For years, Parson had been receiving utility bills under her name and was required to pay it, despite making countless trips to the municipality to ask why she was being billed for a home she was not yet occupying. She paid some of the bills before they were eventually scrapped, she says.

“When l went to the office, the system showed that l had an RDP house. So if they did not build for me then who did they build for? l suspect some foul play,” she says.

Parsons says she cannot do much for herself. When her granddaughter is at work, she struggles to go outside to fetch some water. The roof of their shack leaks when it rains and the zinc sheets are now rusty. She has had to pay people to build a toilet inside because she could no longer cope with having to go outside.

“Do l have to die before the government builds me a house?” she asks.

Parsons’ neighbours, Babs and Francina Duber, have also been waiting for their house to be built.
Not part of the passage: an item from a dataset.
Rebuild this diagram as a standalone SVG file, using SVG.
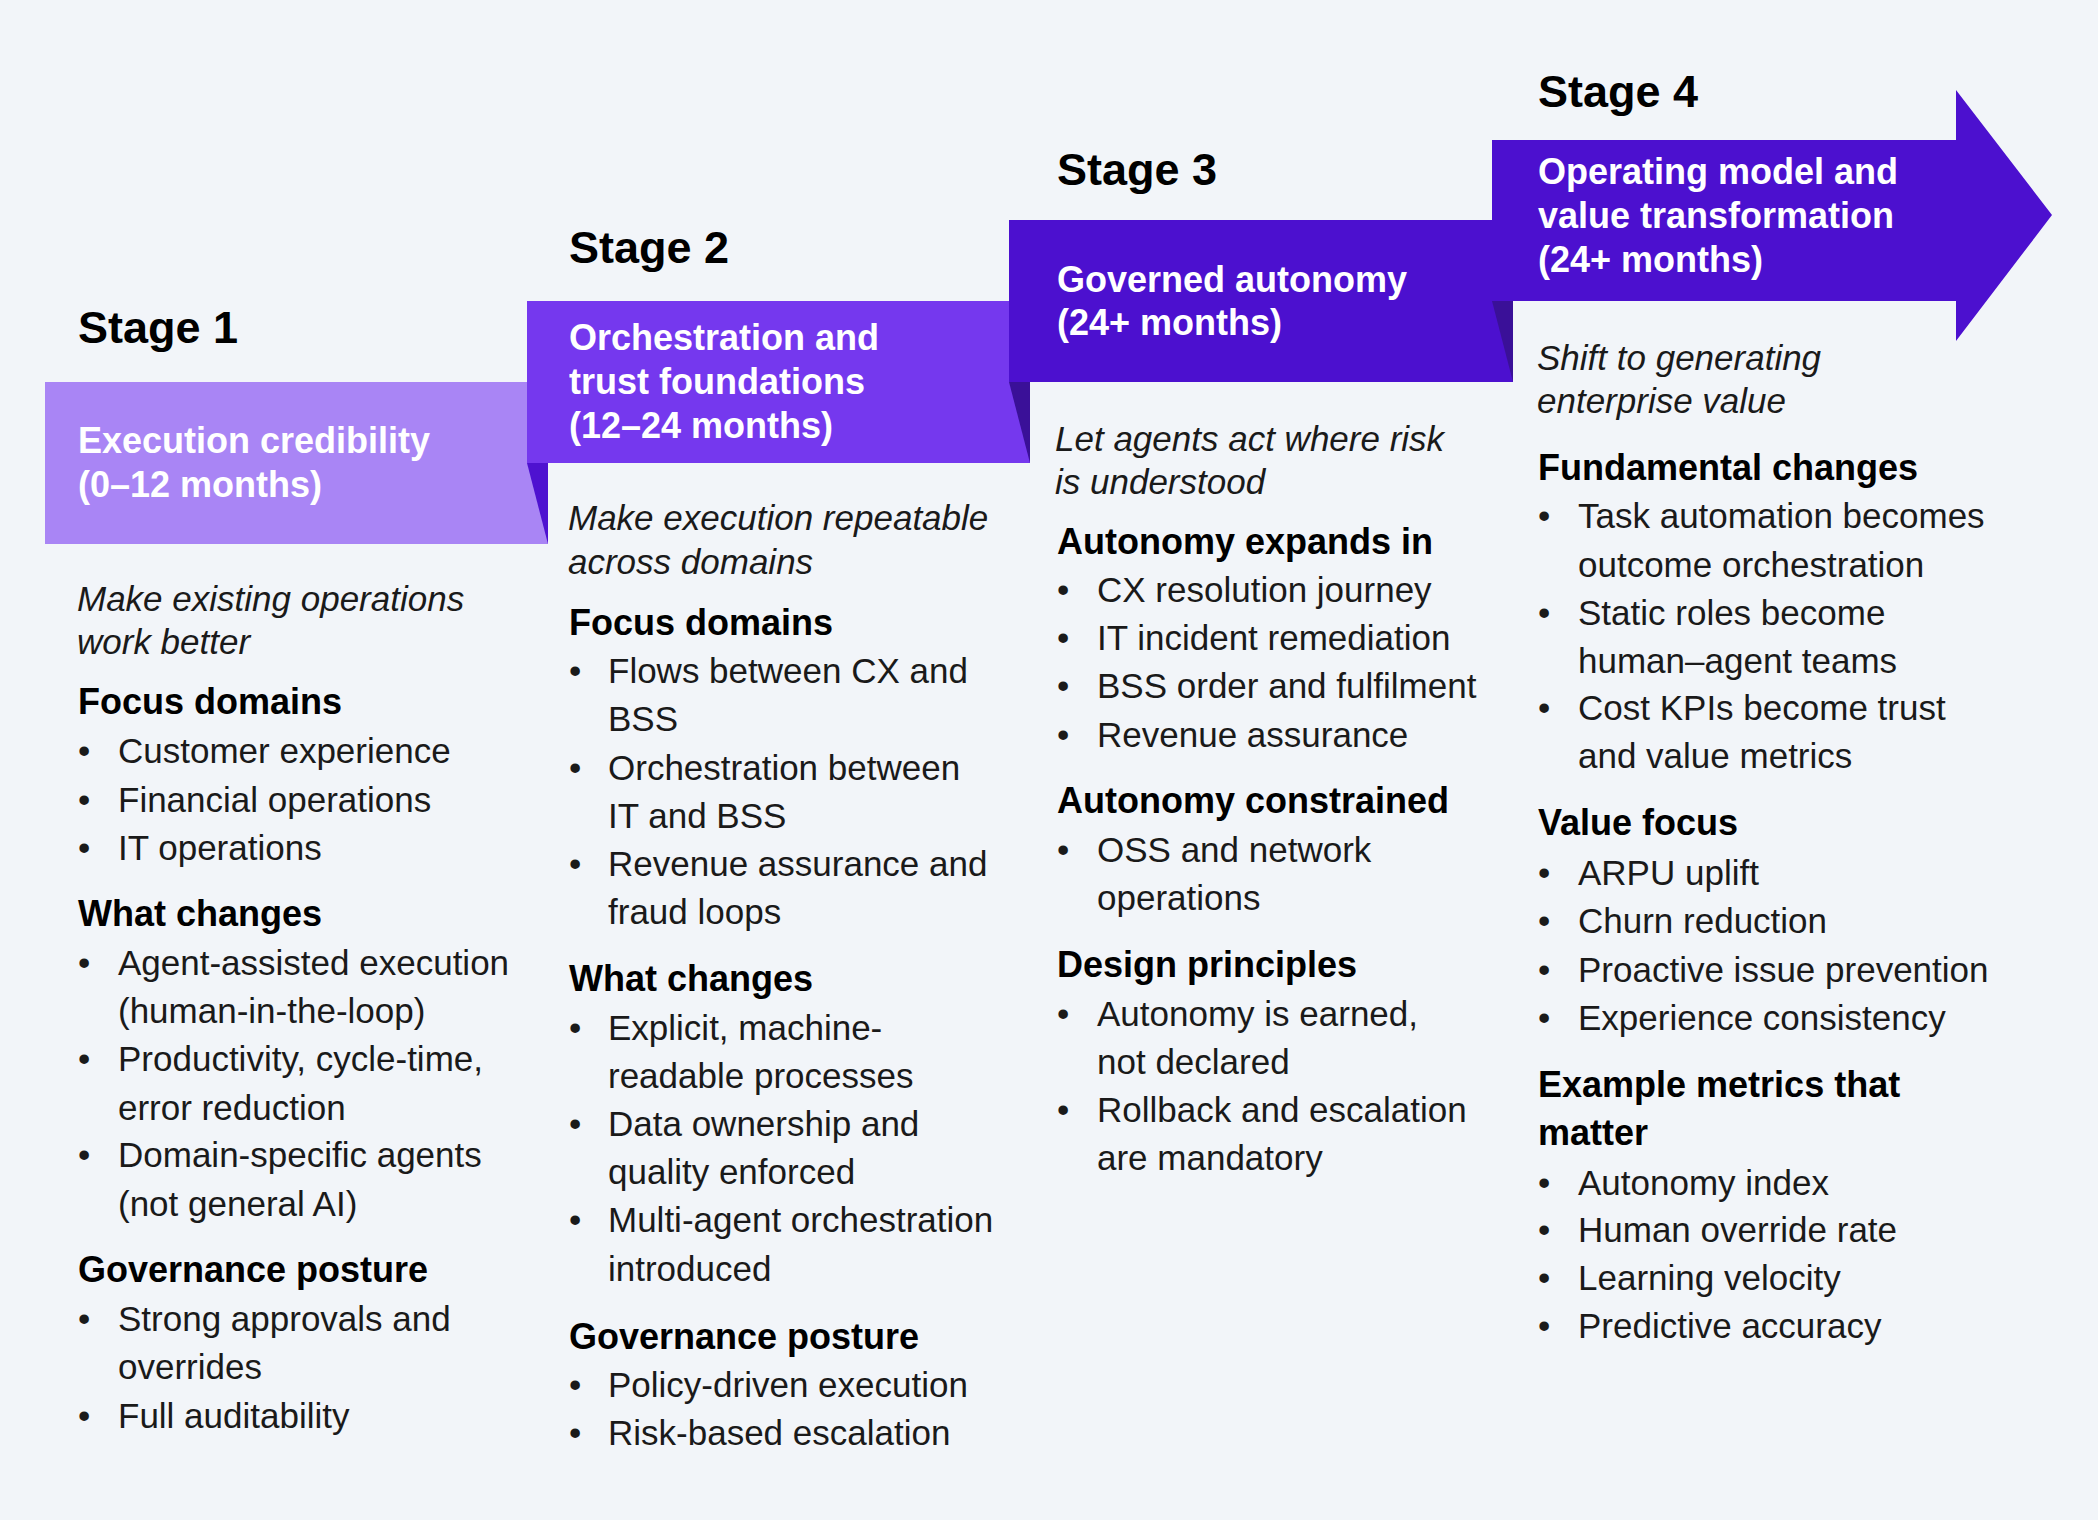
<svg xmlns="http://www.w3.org/2000/svg" width="2098" height="1520" viewBox="0 0 2098 1520">
<style>
.stage{font-family:"Liberation Sans",Arial,sans-serif;font-weight:bold;font-size:45px;fill:#000}
.box{font-family:"Liberation Sans",Arial,sans-serif;font-weight:bold;font-size:36px;fill:#fff}
.it{font-family:"Liberation Sans",Arial,sans-serif;font-style:italic;font-size:35px;fill:#1a1a1a}
.h{font-family:"Liberation Sans",Arial,sans-serif;font-weight:bold;font-size:36px;fill:#000}
.b{font-family:"Liberation Sans",Arial,sans-serif;font-size:35px;fill:#1a1a1a}
.s1{fill:#A985F5}.s2{fill:#7538EE}.s3{fill:#4C10CF}
.f1{fill:#4E12D0}.f2{fill:#3A1098}
</style>
<rect width="2098" height="1520" fill="#F2F5F9"/>

<g id="stage1">
<rect class="s1" x="45" y="382" width="503" height="162"/>
<text class="stage" x="78" y="343">Stage 1</text>
<text class="box" x="78" y="453">Execution credibility</text>
<text class="box" x="78" y="497">(0–12 months)</text>
<text class="it" x="77" y="611">Make existing operations</text>
<text class="it" x="77" y="654">work better</text>
<text class="h" x="78" y="714">Focus domains</text>
<text class="b" x="78" y="763">•</text><text class="b" x="118" y="763">Customer experience</text>
<text class="b" x="78" y="812">•</text><text class="b" x="118" y="812">Financial operations</text>
<text class="b" x="78" y="860">•</text><text class="b" x="118" y="860">IT operations</text>
<text class="h" x="78" y="926">What changes</text>
<text class="b" x="78" y="975">•</text><text class="b" x="118" y="975">Agent-assisted execution</text>
<text class="b" x="118" y="1023">(human-in-the-loop)</text>
<text class="b" x="78" y="1071">•</text><text class="b" x="118" y="1071">Productivity, cycle-time,</text>
<text class="b" x="118" y="1120">error reduction</text>
<text class="b" x="78" y="1167">•</text><text class="b" x="118" y="1167">Domain-specific agents</text>
<text class="b" x="118" y="1216">(not general AI)</text>
<text class="h" x="78" y="1282">Governance posture</text>
<text class="b" x="78" y="1331">•</text><text class="b" x="118" y="1331">Strong approvals and</text>
<text class="b" x="118" y="1379">overrides</text>
<text class="b" x="78" y="1428">•</text><text class="b" x="118" y="1428">Full auditability</text>
</g>

<g id="stage2">
<rect class="s2" x="527" y="301" width="503" height="162"/>
<text class="stage" x="569" y="263">Stage 2</text>
<text class="box" x="569" y="350">Orchestration and</text>
<text class="box" x="569" y="394">trust foundations</text>
<text class="box" x="569" y="438">(12–24 months)</text>
<text class="it" x="568" y="530">Make execution repeatable</text>
<text class="it" x="568" y="574">across domains</text>
<text class="h" x="569" y="635">Focus domains</text>
<text class="b" x="569" y="683">•</text><text class="b" x="608" y="683">Flows between CX and</text>
<text class="b" x="608" y="731">BSS</text>
<text class="b" x="569" y="780">•</text><text class="b" x="608" y="780">Orchestration between</text>
<text class="b" x="608" y="828">IT and BSS</text>
<text class="b" x="569" y="876">•</text><text class="b" x="608" y="876">Revenue assurance and</text>
<text class="b" x="608" y="924">fraud loops</text>
<text class="h" x="569" y="991">What changes</text>
<text class="b" x="569" y="1040">•</text><text class="b" x="608" y="1040">Explicit, machine-</text>
<text class="b" x="608" y="1088">readable processes</text>
<text class="b" x="569" y="1136">•</text><text class="b" x="608" y="1136">Data ownership and</text>
<text class="b" x="608" y="1184">quality enforced</text>
<text class="b" x="569" y="1232">•</text><text class="b" x="608" y="1232">Multi-agent orchestration</text>
<text class="b" x="608" y="1281">introduced</text>
<text class="h" x="569" y="1349">Governance posture</text>
<text class="b" x="569" y="1397">•</text><text class="b" x="608" y="1397">Policy-driven execution</text>
<text class="b" x="569" y="1445">•</text><text class="b" x="608" y="1445">Risk-based escalation</text>
</g>

<g id="stage3">
<rect class="s3" x="1009" y="220" width="504" height="162"/>
<text class="stage" x="1057" y="185">Stage 3</text>
<text class="box" x="1057" y="292">Governed autonomy</text>
<text class="box" x="1057" y="335">(24+ months)</text>
<text class="it" x="1055" y="451">Let agents act where risk</text>
<text class="it" x="1055" y="494">is understood</text>
<text class="h" x="1057" y="554">Autonomy expands in</text>
<text class="b" x="1057" y="602">•</text><text class="b" x="1097" y="602">CX resolution journey</text>
<text class="b" x="1057" y="650">•</text><text class="b" x="1097" y="650">IT incident remediation</text>
<text class="b" x="1057" y="698">•</text><text class="b" x="1097" y="698">BSS order and fulfilment</text>
<text class="b" x="1057" y="747">•</text><text class="b" x="1097" y="747">Revenue assurance</text>
<text class="h" x="1057" y="813">Autonomy constrained</text>
<text class="b" x="1057" y="862">•</text><text class="b" x="1097" y="862">OSS and network</text>
<text class="b" x="1097" y="910">operations</text>
<text class="h" x="1057" y="977">Design principles</text>
<text class="b" x="1057" y="1026">•</text><text class="b" x="1097" y="1026">Autonomy is earned,</text>
<text class="b" x="1097" y="1074">not declared</text>
<text class="b" x="1057" y="1122">•</text><text class="b" x="1097" y="1122">Rollback and escalation</text>
<text class="b" x="1097" y="1170">are mandatory</text>
</g>

<g id="stage4">
<polygon class="s3" points="1492,140 1956,140 1956,90 2052,215 1956,341 1956,301 1492,301"/>
<text class="stage" x="1538" y="107">Stage 4</text>
<text class="box" x="1538" y="184">Operating model and</text>
<text class="box" x="1538" y="228">value transformation</text>
<text class="box" x="1538" y="272">(24+ months)</text>
<text class="it" x="1537" y="370">Shift to generating</text>
<text class="it" x="1537" y="413">enterprise value</text>
<text class="h" x="1538" y="480">Fundamental changes</text>
<text class="b" x="1538" y="528">•</text><text class="b" x="1578" y="528">Task automation becomes</text>
<text class="b" x="1578" y="577">outcome orchestration</text>
<text class="b" x="1538" y="625">•</text><text class="b" x="1578" y="625">Static roles become</text>
<text class="b" x="1578" y="673">human–agent teams</text>
<text class="b" x="1538" y="720">•</text><text class="b" x="1578" y="720">Cost KPIs become trust</text>
<text class="b" x="1578" y="768">and value metrics</text>
<text class="h" x="1538" y="835">Value focus</text>
<text class="b" x="1538" y="885">•</text><text class="b" x="1578" y="885">ARPU uplift</text>
<text class="b" x="1538" y="933">•</text><text class="b" x="1578" y="933">Churn reduction</text>
<text class="b" x="1538" y="982">•</text><text class="b" x="1578" y="982">Proactive issue prevention</text>
<text class="b" x="1538" y="1030">•</text><text class="b" x="1578" y="1030">Experience consistency</text>
<text class="h" x="1538" y="1097">Example metrics that</text>
<text class="h" x="1538" y="1145">matter</text>
<text class="b" x="1538" y="1195">•</text><text class="b" x="1578" y="1195">Autonomy index</text>
<text class="b" x="1538" y="1242">•</text><text class="b" x="1578" y="1242">Human override rate</text>
<text class="b" x="1538" y="1290">•</text><text class="b" x="1578" y="1290">Learning velocity</text>
<text class="b" x="1538" y="1338">•</text><text class="b" x="1578" y="1338">Predictive accuracy</text>
</g>

<g id="folds">
<polygon class="f1" points="527,463 548,463 548,544"/>
<polygon class="f2" points="1009,382 1030,382 1030,463"/>
<polygon class="f2" points="1492,301 1513,301 1513,382"/>
</g>
</svg>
Babs is a pensioner and Francina runs a small vegetable stall outside their shack. The couple use an outside toilet and have a tap in their yard.

Duber says they too have been to the municipal offices many times where the system showed that they have an RDP house. “My shoes have worn out from walking to the municipal office. I have asked them to at least give me a title deed that they have not given us.”

Duber claims that “some people say they paid bribes to have their houses built, while some of us who cannot afford to pay bribes were left out”.

Ward Councillor Wollaston Labuschagne said he was aware of allegations that officials at the Nigel office for human settlements were selling houses. He confirmed that accused officials were suspended at the end of 2019.

“Cerutiville is an old farm which was basically demarcated under Mackenzieville Extension 2. The total number of 600 RDP houses were to be built [but the project is currently] at a standstill.”

According to a response by the office of the MMC for Human Settlements in the monthly Ekurhuleni Municipal Question and Answer Paper, two officials were suspended but it’s not clear why they were suspended. The Department stated that one was suspended on allegations of “financial mismanagement and insubordination” and the other on allegations of “financial misconduct.”

It noted that the Mackenzieville Extension 2 housing project was to be completed by April 2021.